As a species, we have to capacity to enjoy a rich spectrum of emotional and sexual relationships. Part of the reason I think this isn't more obvious to many people is that we've been conditioned by social, religious, and cultural norms to identify with a single 'orientation' and, more importantly, to find only one specific orientation socially, morally, and culturally acceptable. We're just now reaching a point where it's becoming somewhat acceptable to be open about being attracted to the same sex and to be in a same-sex relationship, which is good. Unfortunately, we're still trapped culturally into identifying as one or the other (gay, straight, etc.), which doesn't even begin to address the limitations of our views about gender. And scientifically, we're trapped by an ideology of genetic sexual determinism to do the same thing. So it's going to take a bit longer for people to fully realize the possible diversity in human sexuality and that it's not only possible to be attracted to people for who they are regardless of sex or gender, but that it's OK to be attracted to someone for who they are regardless of sex or gender.

And even though my social and political activism isn't what it was 5 or 10 years ago, I still try hard to continue to advocate for LGBTQIA+ people and for things that would benefit them, from marriage equality to guaranteed reproductive rights, as well as to connect those struggles to struggles for gender equality, racial equality, and socioeconomic equality. Because all of these struggles are intertwined, and if one of us isn't free, none of us truly are.
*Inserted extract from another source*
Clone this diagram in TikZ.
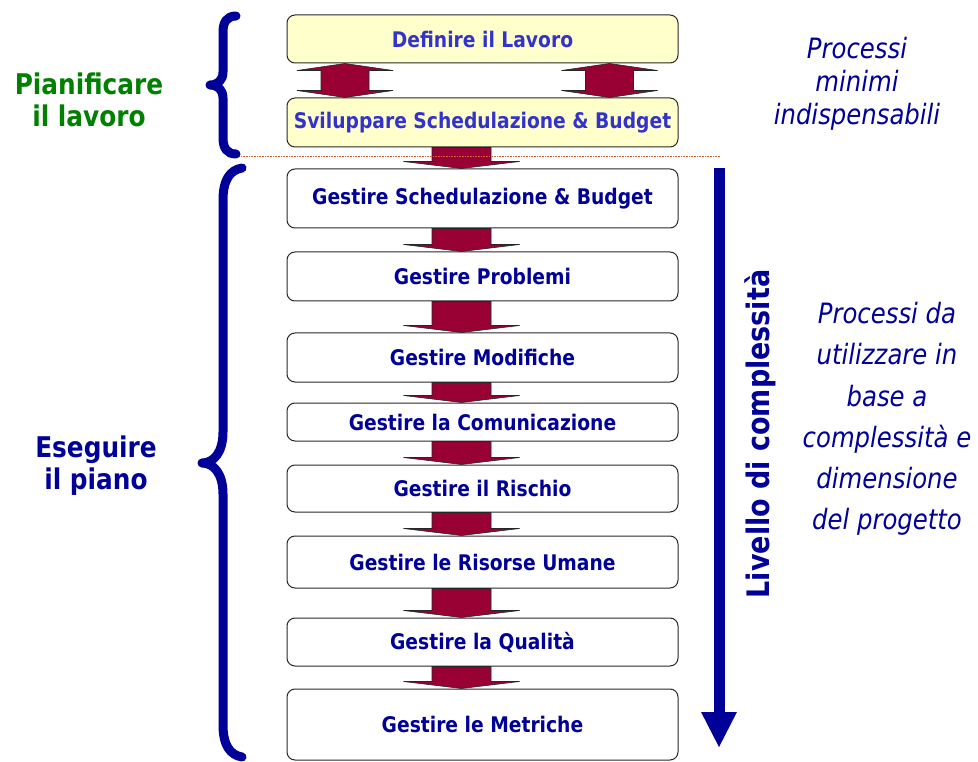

We just benefit from a temporary privilege at the expense of someone else, which is both harmful and morally repugnant; and social structures and cultural norms that support these unequal systems of oppression must ultimately be torn down.

It's a long, difficult process. And I know that many people would prefer slower, more moderate solutions. Things like 'tearing down' oppressive structures sounds destructive, violent even. But some foundations can't be salvaged before something new is built. And Pride itself began as a riot against the enforcement of that oppression, and even though police today like to ride in Pride parades and corporations like to throw rainbows all over their tweets and ads this month, the police are often used to uphold systems of oppression and many of those same companies financially support politicians and organizations dedicated to restricting and reversing hard won rights. Quick to cash in on a growing market, but just as quick to stab them in the back if it appeases another. And our society, while arguably changing for the better, still finds it publicly acceptable to ridicule and demonize people simply trying to exist, as all the recent anti-trans laws and comedy specials illustrate. And I definitely think we need the same active, revolutionary spirit of Stonewall for the fights ahead. Because these structures and those who support and benefit them, will not be transformed without hard battles and a militant willingness to dismantle oppressive institutions.

I love Pride because it has a very deep and very sentimental place in my heart. It's one of the places where I learned how to be brave, and where I found love. But I also love it because it's as much about celebrating oneself and the diversity we find in one another as it is an openly rebellious challenge to outdated modes of thinking and long-standing systems of discrimination, dehumanization, and psychological and physical damage. And part of celebrating Pride is being brave and standing up for others and building something better, which sometimes requires getting our hands a little dirty.